━━━ Information shown
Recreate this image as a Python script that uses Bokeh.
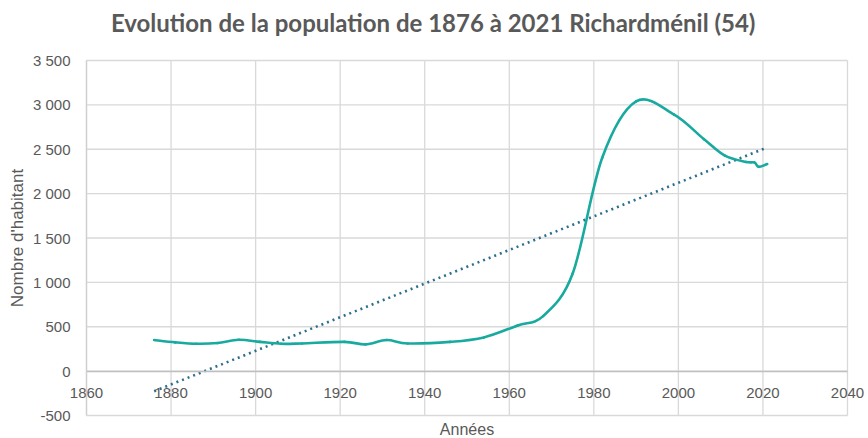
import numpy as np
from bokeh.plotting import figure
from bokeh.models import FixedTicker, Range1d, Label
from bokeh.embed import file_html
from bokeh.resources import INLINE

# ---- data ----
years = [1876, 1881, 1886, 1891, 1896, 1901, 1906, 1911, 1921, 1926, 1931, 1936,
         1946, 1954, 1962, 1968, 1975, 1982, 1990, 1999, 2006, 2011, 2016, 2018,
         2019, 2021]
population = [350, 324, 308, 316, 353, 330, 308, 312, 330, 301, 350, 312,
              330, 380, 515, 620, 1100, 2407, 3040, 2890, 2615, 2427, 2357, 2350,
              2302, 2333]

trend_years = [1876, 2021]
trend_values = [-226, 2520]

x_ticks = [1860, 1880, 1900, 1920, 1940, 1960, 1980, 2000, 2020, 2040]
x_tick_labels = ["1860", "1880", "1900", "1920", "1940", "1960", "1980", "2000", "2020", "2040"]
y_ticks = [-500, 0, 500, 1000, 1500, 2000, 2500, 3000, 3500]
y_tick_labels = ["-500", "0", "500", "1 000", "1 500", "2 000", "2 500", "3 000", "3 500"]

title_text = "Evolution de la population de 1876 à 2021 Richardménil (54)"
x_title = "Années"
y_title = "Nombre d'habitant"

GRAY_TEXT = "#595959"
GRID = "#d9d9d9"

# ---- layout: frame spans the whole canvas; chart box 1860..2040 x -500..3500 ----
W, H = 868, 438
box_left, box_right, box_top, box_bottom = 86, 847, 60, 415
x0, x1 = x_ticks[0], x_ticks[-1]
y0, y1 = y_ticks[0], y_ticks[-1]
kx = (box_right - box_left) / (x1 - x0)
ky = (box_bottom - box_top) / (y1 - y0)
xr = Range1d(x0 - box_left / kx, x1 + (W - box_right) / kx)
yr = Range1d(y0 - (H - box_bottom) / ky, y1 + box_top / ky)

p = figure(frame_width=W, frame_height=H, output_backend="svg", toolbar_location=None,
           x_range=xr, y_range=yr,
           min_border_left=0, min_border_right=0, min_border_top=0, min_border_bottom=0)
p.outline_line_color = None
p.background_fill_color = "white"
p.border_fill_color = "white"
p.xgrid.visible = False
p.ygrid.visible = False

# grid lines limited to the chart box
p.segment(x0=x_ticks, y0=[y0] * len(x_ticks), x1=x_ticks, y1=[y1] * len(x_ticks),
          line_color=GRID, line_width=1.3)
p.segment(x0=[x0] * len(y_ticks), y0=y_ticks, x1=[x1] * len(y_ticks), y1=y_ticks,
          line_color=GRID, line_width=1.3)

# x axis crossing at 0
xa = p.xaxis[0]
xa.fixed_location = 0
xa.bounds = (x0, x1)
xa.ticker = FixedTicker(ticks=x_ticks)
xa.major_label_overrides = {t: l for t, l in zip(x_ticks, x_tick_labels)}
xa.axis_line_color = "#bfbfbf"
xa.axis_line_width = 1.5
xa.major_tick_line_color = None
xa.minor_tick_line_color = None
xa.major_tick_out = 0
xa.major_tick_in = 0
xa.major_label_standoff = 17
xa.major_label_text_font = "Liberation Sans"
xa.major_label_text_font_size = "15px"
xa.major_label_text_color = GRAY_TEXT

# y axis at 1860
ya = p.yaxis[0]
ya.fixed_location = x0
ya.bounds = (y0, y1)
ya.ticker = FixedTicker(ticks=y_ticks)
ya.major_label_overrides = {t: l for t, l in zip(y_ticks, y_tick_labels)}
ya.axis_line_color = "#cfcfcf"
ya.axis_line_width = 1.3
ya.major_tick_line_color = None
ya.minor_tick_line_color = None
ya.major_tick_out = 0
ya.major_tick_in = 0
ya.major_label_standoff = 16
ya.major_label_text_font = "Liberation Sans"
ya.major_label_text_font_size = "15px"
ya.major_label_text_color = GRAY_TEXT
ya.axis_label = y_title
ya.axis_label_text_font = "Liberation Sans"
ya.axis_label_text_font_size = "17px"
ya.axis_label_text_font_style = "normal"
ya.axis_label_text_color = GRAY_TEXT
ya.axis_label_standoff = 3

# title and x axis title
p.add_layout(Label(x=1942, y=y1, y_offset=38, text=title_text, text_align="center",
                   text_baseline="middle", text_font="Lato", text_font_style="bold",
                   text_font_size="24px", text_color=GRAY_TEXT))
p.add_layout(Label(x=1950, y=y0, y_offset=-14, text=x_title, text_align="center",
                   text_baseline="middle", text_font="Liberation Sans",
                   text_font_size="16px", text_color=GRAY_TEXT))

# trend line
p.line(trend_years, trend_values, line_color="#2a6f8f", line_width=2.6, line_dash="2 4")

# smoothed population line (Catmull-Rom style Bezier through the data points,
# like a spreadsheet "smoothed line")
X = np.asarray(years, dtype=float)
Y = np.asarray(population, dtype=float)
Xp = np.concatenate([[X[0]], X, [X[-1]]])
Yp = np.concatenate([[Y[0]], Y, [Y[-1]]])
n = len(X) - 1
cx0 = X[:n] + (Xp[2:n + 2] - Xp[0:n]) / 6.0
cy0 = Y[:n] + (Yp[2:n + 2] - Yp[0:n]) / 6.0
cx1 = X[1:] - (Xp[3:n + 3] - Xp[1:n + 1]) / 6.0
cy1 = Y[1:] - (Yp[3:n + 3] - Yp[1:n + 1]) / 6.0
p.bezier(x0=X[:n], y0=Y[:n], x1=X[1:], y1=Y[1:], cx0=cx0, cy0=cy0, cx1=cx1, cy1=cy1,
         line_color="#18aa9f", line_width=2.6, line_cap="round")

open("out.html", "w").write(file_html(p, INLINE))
━━━━━━
**Brief**
Restate, line by line and word for word, everything from the top of the material through the line that contains "from bokeh.resources import INLINE". Leave pictures out.

**Task solution**
Recreate this image as a Python script that uses Bokeh.
import numpy as np
from bokeh.plotting import figure
from bokeh.models import FixedTicker, Range1d, Label
from bokeh.embed import file_html
from bokeh.resources import INLINE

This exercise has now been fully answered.